MSM and INR are independently effective and complementary: A1/A2 show \(\sim 3\) AP gains each. MSM accounts for most computational overhead, justifying the weight-sharing design.
Weight sharing is an engineering trade-off: While independent multi-scale (A4) hits 82.5 AP, weight sharing (A5) only drops 1.6 AP while saving 8.1M parameters.
Frequency evidence supports the "low-pass high-frequency" judgment in SCI: The high-frequency band (B4 \(+1.7\)) is far more useful than the low-frequency band (B2 \(+0.4\)), aligning with the analysis that encoded exposure suppresses high frequencies.
Detection quality translates into localization gain: The lead in AP75 (93.1) is more prominent than in AP50, indicating that FM-selected queries primarily improve precise localization.

Highlights & Insights¶

"Detection before Reconstruction" is a paradigm shift: It transforms SCI from "indiscriminate full-frame reconstruction" to "task-driven ROI reconstruction," letting computational power follow information density. This detection \(\rightarrow\) reconstruction decoupling is transferable to any task where reconstruction is expensive but interest is local.
Addressing two specific degradations: Spatial aliasing is handled by MIM (multi-scale receptive fields + INR continuous fields), and frequency bias is handled by FM (DCT decomposition + adaptive reweighting), rather than using a generic large network.
Clever use of INR for "Feature De-gridding": Treating discrete features as continuous fields to resample sub-pixel details lost to aliasing is a reusable trick for feature enhancement.

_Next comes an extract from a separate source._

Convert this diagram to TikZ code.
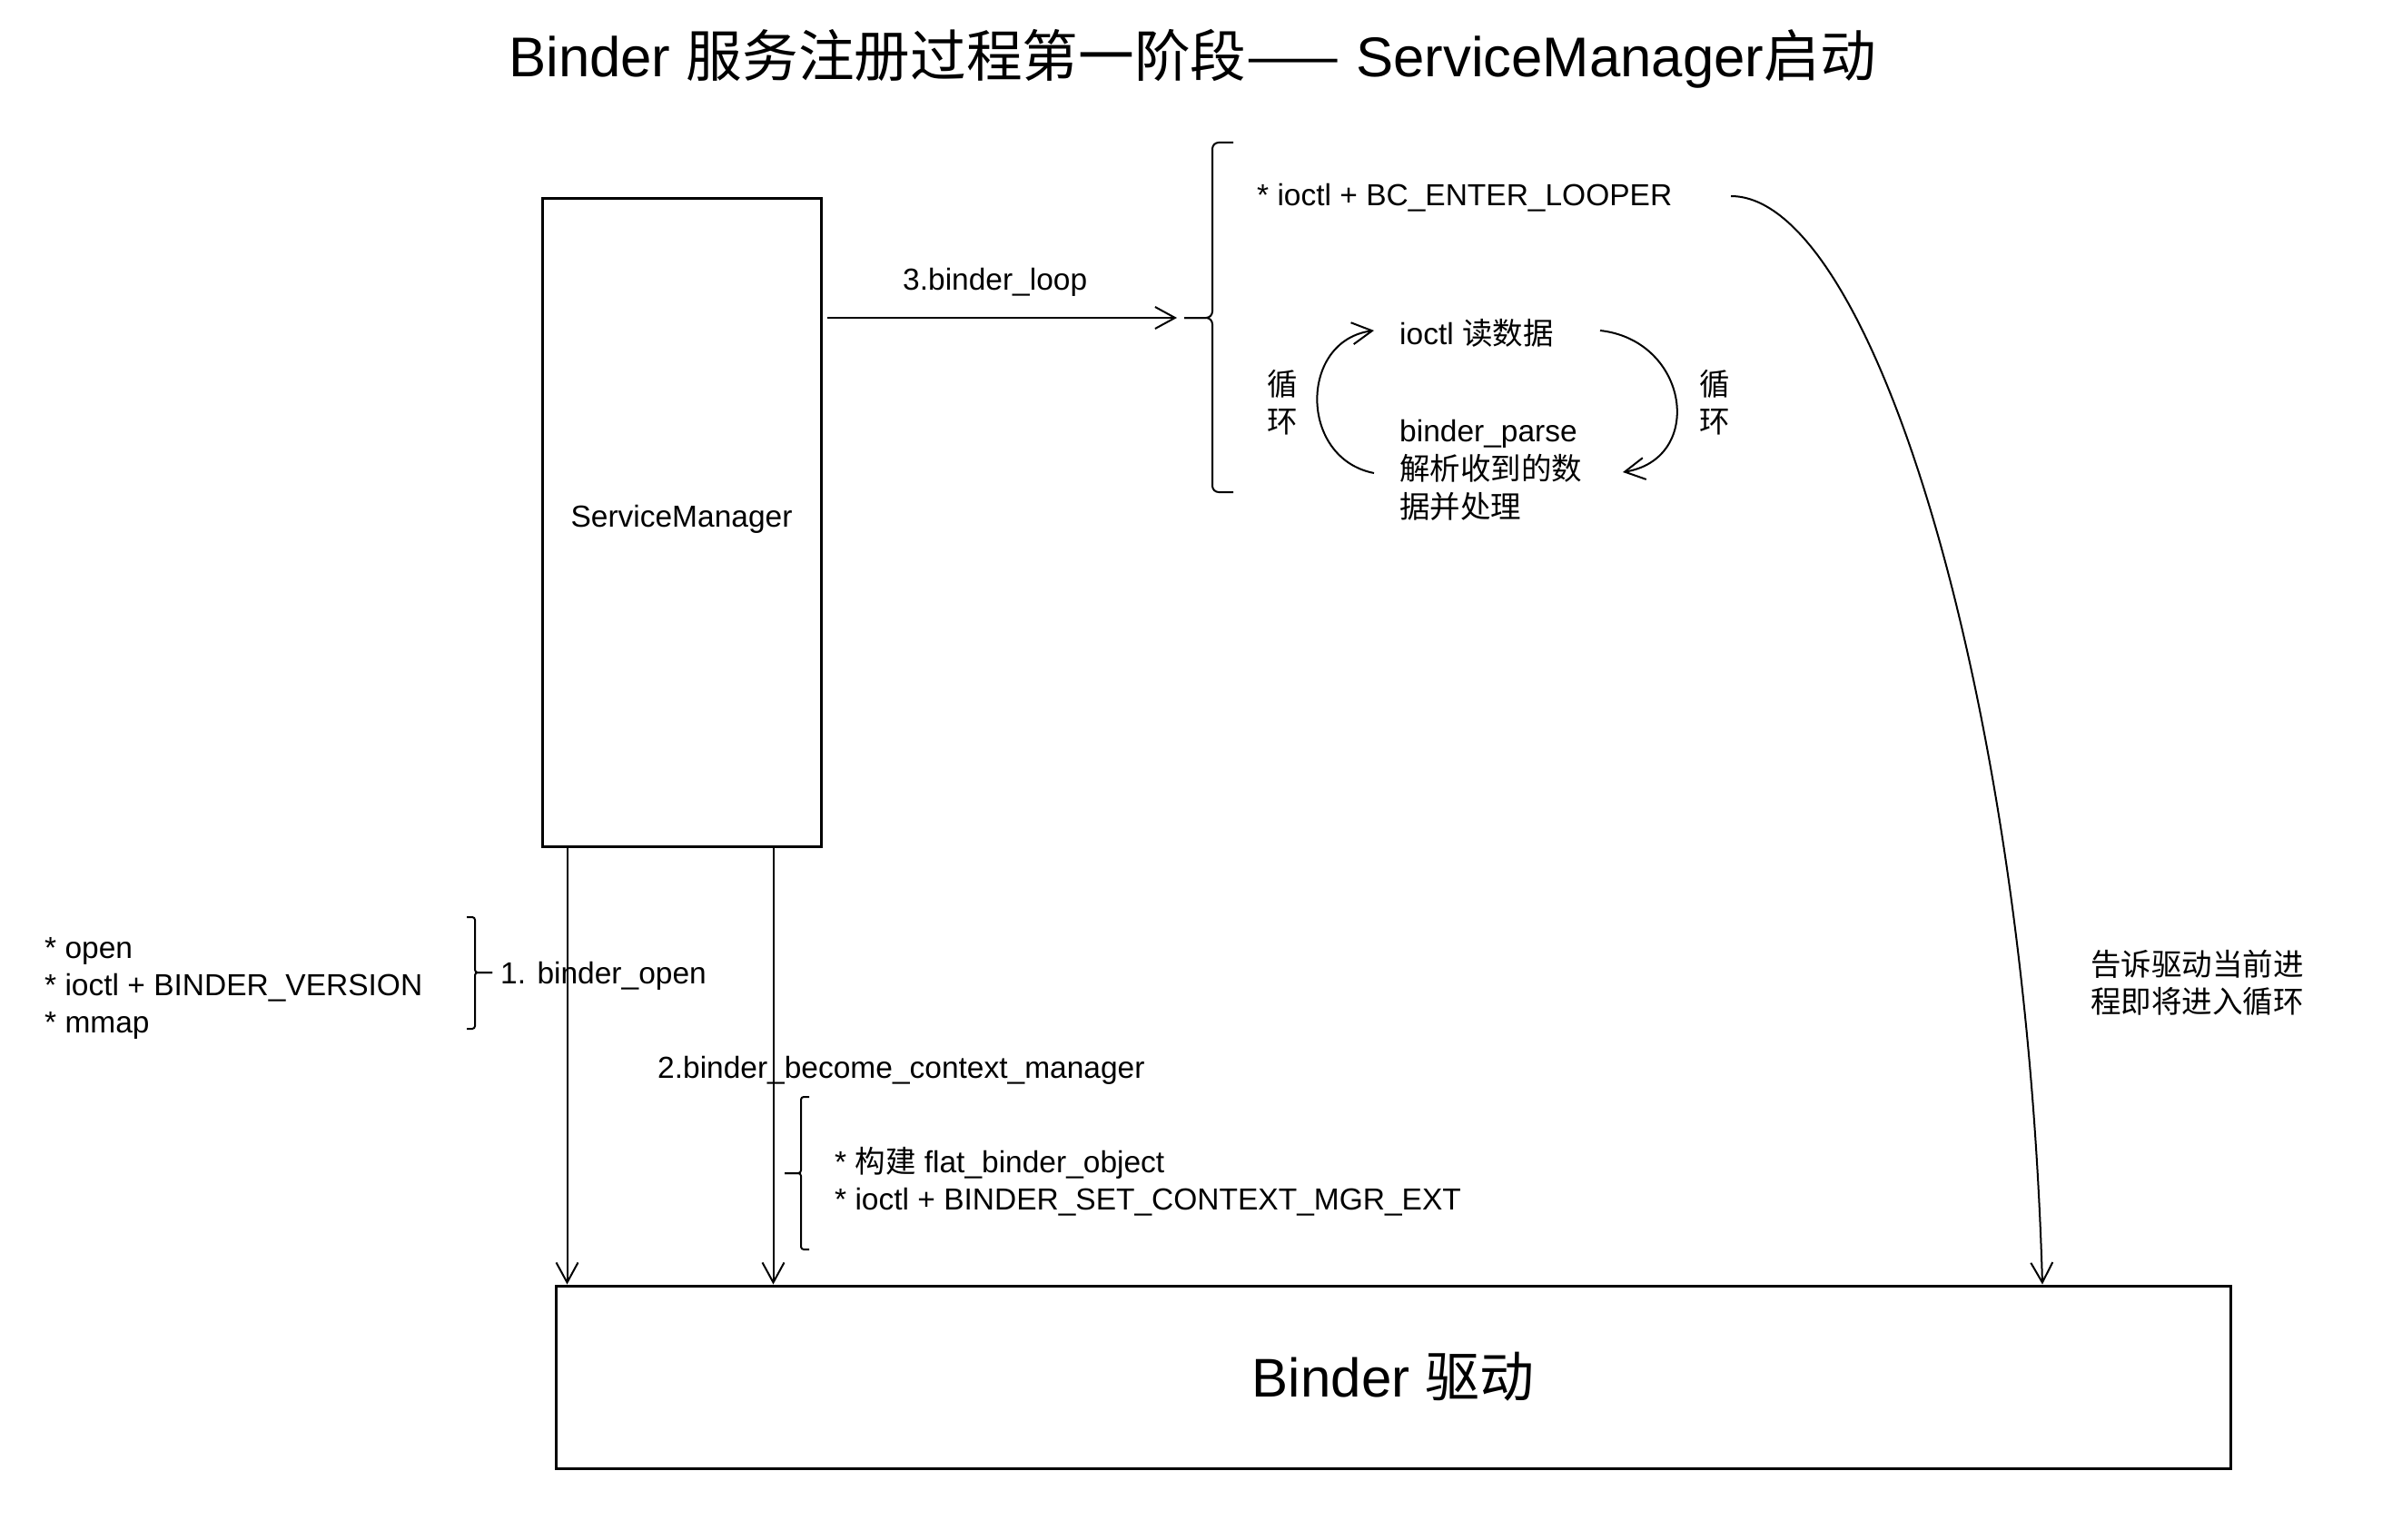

Limitations & Future Work¶

ROI Reconstructor is external, not end-to-end: Detection and reconstruction are decoupled. Jointly optimizing detection and reconstruction end-to-end is left for future work; detection errors directly propagate to the reconstruction.
Single dataset and category: Validated only on a custom SportsMOT-SCI dataset (CR=8, person class, 720p). Generalization to real hardware captures or other scenes/categories is unknown.
Efficiency gains are theoretical on the reconstruction side: The detector itself does not have significantly lower GFLOPs than competitors; the actual savings in VRAM/computation come from "reconstructing only ROIs," which is shown qualitatively but lacks end-to-end quantitative comparison.

vs. YOLO Series (YOLOv8–v12): YOLO models are pure convolutional first-stage detectors relying on high-quality spatial features. They suffer in SCI where pixel contrast is weakened. Ours uses Mamba’s global scanning and INR to outperform them significantly in AP75 (93.1 vs YOLOv10-X's 87.5).
vs. DETR Series (RT-DETR/MS-DETR/DINO): While sharing the DETR style, these models process backbone features directly without addressing SCI-specific aliasing. Ours inserts MIM and FM modules, gaining \(+4.1\) to \(+5.1\) AP under identical settings.

Rating¶

Novelty: ⭐⭐⭐⭐⭐ The first framework to perform detection on SCI measurements followed by ROI reconstruction; the paradigm shift is imaginative.
Experimental Thoroughness: ⭐⭐⭐⭐ Extensive comparison with CNN/Transformer baselines. However, it lacks end-to-end quantitative timing/VRAM comparisons for ROI versus full-frame reconstruction.
Writing Quality: ⭐⭐⭐⭐ Clear motivation and frequency analysis.
Value: ⭐⭐⭐⭐ Coupling perception with reconstruction for resource-constrained intelligent imaging has practical significance for high-resolution SCI deployment.